Two Mouths, One Marriage (Elementary)

Today is Lisa’s wedding day. Lisa’s friends Amy and Celia are attending the celebration. A wedding is supposed to be a happy occasion; however, Celia doesn’t seem very cheerful. What’s wrong with her? Amy’s going to find out.

           Nǐ wèishénme bù gāoxìng?
 Amy:你    为什么     不    高兴?

           Why are you so upset?

           Wǒ gēn Andy chǎojià le.
Celia:我    跟  Andy   吵架   了。

            I had an argument with Andy.

           Nǐmen liǎngkǒuzi zěnme le?
 Amy:你们       两口子    怎么  了?

           What happened between you and your husband?

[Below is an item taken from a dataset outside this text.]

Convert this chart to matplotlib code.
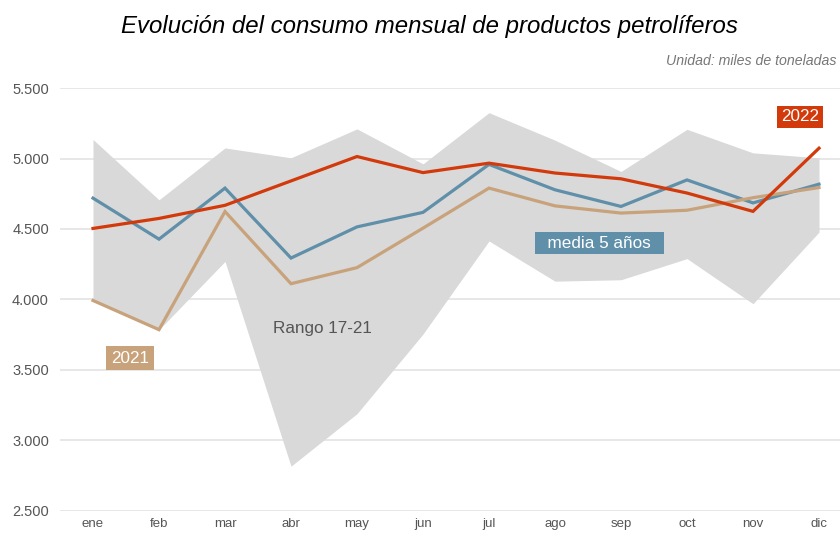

As you can see, to ask about Celia and her husband, Amy says, “两口子 (liǎngkǒuzi).” You know that 两 (liǎng) is “two” and 口 (kǒu) means “mouth.” Maybe you also know that 子 (zi) is a suffix which indicates that a word is a noun, but this expression is one puzzle where even having all the pieces doesn’t help.

To explain this idiomatic phrase, we have to learn a story.

Sometime during the Qing Dynasty (about 1632-1912 A.D.), two lovers were framed and sent to jail for a crime they did not commit. While locked in prison, the man wrote many articles. The emperor happened to read one such article written by the man, and he was so impressed by the man’s talent and so moved by his writing, that he decided to intervene on the couple’s behalf. He sent the man into exile in a place called 卧虎口 (Wòhǔ kǒu) and the man’s lover was sent to 黑风口 (Hēifēng kǒu). To his court, it seemed as if the emperor was punishing the couple, but the two places were actually very close to one another. Therefore, by sending the couple to the “two mouths,” the couple was free and able to live happily ever after. Since then, people have used 两口子 (liǎngkǒuzi) to refer to a husband and wife.

两口子 (liǎngkǒuzi) is a very colloquial expression in Chinese meaning “couple” or “husband and wife.” A more formal expression with the same meaning, which is often seen in written Chinese, is 夫妻 (fūqī).


Nèi liǎngkǒuzi jīngcháng chǎojià.
那      两口子      经常        吵架。

That couple is always quarreling with each other.

Zhè duì fūqī shì dàxué tóngxué.
这    对 夫妻 是   大学     同学。

The husband and wife were college classmates.

We can additionally add 老 (lǎo) or 小 (xiǎo) before 两口 (liǎngkǒu) to describe an older couple or young couple respectively. If you use one of these words, you no longer need the suffix 子 (zi).

Zhè lǎoliǎngkǒu bāshí duō suì le.
这       老两口      八十   多   岁 了。

The older couple is more than 80 years old.

Tāmen xiǎoliǎngkǒu hěn ēn’ài.
他们         小两口        很  恩爱。

The young couple is very much in love.

You may also hear people say, “我们家那口子… (wǒmen jiā nèi kǒuzi…).” For example, “我们家那口子爱吃鱼。(Wǒmen jiā nèi kǒuzi ài chīyú.),” which means, “My spouse likes to eat fish.” 我们家那口子 (wǒmen jiā nèi kǒuzi) is derived from 两口子 (liǎngkǒuzi) and means “my spouse.”

Wǒ hé wǒmen jiā nèi kǒuzi chǎojià le.
我   和   我们   家  那  口子    吵架  了。

I quarreled with my spouse.

Wǒmen jiā nèi kǒuzi shì yíge sījī.
我们      家  那  口子  是  一个 司机。

My spouse works as a driver.

So, “two mouths” actually means “husband and wife.” What about you? Are you married? Are you and your “那口子 (nèi kǒuzi)” happy together?


1. What does 口 (kǒu) mean in Chinese? _______

A. husband

B. mouth

C. wife

2. What is the meaning of the sentence, “他们小两口去旅游了。(Tāmen xiǎoliǎngkǒu qù lǚyóu le.)?”_____

A. The older couple went traveling.

B. The young couple went traveling.

C. The little two mouths went traveling.

3. Which of the following is the correct explanation for “我们家那口子 (wǒmen jiā nèi kǒuzi)?” _____

A. It means, “my spouse.”

B. It means, “there is another mouth in my family.”

C. It means, “someone in my family is hurt.”